STATED GOAL
Each line that holds the word "React" counts once. Give the total number of such lines and nothing else.

DATASET CONTENT
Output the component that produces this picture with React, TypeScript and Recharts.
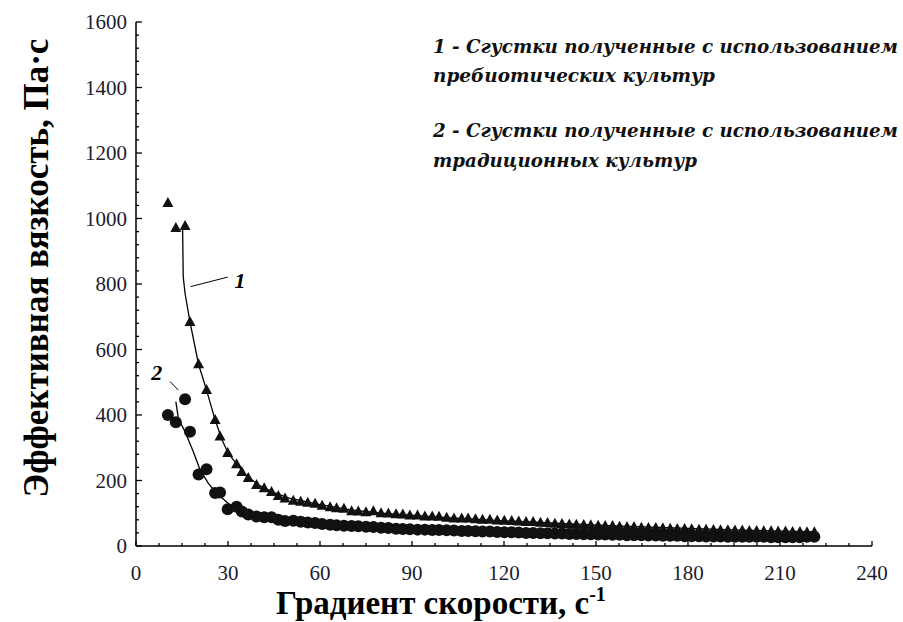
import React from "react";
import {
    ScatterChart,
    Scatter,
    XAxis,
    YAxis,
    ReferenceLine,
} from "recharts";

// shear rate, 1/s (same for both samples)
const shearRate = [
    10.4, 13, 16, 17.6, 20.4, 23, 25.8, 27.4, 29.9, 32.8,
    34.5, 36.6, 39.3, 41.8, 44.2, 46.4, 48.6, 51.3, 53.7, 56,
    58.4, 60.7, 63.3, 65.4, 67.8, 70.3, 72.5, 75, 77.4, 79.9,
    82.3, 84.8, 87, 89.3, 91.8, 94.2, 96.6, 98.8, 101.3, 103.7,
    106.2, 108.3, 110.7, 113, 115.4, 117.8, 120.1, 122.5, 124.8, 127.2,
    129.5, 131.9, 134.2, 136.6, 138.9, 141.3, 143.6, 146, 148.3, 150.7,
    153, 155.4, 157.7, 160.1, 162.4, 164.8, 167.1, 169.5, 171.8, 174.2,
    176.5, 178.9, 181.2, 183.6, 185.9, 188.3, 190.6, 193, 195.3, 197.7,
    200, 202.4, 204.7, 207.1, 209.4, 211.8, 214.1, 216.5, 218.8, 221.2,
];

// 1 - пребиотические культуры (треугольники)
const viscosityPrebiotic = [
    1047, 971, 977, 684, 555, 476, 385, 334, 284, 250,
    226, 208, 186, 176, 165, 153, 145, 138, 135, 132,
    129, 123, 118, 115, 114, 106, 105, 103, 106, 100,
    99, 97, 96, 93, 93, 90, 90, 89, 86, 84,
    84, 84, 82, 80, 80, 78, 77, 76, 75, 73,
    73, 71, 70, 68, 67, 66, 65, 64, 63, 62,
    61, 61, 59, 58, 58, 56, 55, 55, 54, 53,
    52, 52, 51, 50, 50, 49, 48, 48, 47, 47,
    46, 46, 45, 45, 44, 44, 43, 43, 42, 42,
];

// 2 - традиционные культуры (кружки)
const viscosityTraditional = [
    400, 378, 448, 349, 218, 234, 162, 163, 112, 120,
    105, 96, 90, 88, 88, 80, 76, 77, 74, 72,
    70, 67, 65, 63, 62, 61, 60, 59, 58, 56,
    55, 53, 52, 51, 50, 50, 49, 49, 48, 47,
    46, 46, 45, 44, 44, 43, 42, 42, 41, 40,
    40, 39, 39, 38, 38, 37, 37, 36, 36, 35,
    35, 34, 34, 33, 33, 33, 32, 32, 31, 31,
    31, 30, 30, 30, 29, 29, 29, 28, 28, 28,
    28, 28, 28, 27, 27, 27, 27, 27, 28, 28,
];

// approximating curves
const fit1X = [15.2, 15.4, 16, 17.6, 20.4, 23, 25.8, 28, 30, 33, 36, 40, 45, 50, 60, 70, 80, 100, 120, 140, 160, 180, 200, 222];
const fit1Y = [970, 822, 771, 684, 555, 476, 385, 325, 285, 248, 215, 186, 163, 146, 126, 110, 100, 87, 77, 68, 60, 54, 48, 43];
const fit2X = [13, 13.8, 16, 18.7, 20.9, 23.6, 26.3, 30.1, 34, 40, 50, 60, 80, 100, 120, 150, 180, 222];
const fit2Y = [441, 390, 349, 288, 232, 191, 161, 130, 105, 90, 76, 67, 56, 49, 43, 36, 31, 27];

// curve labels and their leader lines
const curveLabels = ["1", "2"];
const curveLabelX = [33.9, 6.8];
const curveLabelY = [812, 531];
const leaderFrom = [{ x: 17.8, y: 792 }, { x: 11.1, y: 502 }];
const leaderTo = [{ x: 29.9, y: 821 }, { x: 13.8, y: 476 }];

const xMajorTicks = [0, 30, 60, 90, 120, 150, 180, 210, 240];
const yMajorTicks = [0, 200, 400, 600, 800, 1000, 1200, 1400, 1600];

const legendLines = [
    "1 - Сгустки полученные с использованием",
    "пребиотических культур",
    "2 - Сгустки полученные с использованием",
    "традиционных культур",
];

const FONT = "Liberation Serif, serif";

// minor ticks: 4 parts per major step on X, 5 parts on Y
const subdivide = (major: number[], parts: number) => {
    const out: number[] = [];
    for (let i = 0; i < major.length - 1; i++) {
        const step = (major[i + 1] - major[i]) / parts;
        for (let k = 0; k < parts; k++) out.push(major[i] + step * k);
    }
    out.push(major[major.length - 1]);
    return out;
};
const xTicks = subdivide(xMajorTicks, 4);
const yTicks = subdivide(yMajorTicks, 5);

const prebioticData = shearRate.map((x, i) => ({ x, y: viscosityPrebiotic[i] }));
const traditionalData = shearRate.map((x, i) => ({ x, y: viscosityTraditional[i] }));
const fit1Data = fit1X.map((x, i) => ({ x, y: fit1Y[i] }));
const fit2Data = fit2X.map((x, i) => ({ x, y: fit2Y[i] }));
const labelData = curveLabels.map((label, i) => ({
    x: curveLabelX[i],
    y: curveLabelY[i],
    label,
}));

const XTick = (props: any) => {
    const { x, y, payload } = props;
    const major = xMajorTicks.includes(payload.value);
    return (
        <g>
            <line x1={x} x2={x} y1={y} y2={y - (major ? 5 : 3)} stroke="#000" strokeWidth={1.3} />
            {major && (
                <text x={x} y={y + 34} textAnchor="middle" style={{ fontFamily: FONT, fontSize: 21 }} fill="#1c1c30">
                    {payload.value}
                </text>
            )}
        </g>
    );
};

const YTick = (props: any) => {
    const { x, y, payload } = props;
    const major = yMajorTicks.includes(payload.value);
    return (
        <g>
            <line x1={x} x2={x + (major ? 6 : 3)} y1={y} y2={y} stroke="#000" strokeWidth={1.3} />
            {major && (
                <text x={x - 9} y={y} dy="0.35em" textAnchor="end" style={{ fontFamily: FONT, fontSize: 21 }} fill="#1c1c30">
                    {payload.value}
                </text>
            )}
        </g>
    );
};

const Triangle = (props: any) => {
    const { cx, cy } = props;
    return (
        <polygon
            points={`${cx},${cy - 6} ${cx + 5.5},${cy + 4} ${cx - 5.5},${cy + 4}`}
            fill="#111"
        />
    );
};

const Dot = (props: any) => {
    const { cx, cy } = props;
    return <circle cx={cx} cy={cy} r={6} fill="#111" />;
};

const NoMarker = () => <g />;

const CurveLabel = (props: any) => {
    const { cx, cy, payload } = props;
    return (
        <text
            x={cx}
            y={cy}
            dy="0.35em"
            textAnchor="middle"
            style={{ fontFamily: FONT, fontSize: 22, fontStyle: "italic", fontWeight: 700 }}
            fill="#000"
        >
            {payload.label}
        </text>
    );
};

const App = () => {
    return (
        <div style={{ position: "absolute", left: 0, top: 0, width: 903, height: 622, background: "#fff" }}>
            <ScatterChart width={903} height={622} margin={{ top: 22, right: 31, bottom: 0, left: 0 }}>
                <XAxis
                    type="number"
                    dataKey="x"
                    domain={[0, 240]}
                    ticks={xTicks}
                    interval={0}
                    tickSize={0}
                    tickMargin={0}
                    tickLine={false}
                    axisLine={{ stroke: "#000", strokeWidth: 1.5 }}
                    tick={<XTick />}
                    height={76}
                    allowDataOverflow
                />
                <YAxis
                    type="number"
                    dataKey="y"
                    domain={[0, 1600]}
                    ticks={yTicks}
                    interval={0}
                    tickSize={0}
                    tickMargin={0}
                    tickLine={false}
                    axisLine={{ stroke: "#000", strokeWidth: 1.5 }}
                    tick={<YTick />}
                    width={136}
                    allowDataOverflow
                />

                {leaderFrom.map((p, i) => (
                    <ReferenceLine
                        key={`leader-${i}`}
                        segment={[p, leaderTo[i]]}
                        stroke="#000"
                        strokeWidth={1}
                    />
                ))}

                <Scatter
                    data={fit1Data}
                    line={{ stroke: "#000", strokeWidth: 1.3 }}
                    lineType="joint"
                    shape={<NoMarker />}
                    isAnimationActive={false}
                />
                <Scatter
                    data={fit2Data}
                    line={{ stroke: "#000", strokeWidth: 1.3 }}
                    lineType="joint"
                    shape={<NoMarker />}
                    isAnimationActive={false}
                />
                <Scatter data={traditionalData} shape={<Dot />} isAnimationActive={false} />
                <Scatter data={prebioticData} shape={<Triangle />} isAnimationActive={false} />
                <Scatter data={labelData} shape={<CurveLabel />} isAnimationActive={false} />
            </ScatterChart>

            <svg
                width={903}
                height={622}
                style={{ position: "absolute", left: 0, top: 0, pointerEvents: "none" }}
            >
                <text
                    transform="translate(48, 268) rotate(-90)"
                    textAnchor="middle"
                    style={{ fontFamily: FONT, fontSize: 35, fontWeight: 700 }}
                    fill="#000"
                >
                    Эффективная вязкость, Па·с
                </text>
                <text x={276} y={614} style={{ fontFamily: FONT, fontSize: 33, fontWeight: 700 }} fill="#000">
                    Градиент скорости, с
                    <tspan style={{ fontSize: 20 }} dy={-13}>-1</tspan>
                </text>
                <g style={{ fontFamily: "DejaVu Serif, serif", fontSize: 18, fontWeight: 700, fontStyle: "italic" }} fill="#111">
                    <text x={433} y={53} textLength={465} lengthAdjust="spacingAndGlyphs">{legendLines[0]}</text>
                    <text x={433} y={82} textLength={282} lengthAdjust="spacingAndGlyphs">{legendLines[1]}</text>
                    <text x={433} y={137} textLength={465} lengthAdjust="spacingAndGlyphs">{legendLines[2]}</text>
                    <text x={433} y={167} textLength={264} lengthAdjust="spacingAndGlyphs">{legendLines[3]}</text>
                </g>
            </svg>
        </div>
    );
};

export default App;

RESPONSE TO THE TASK
2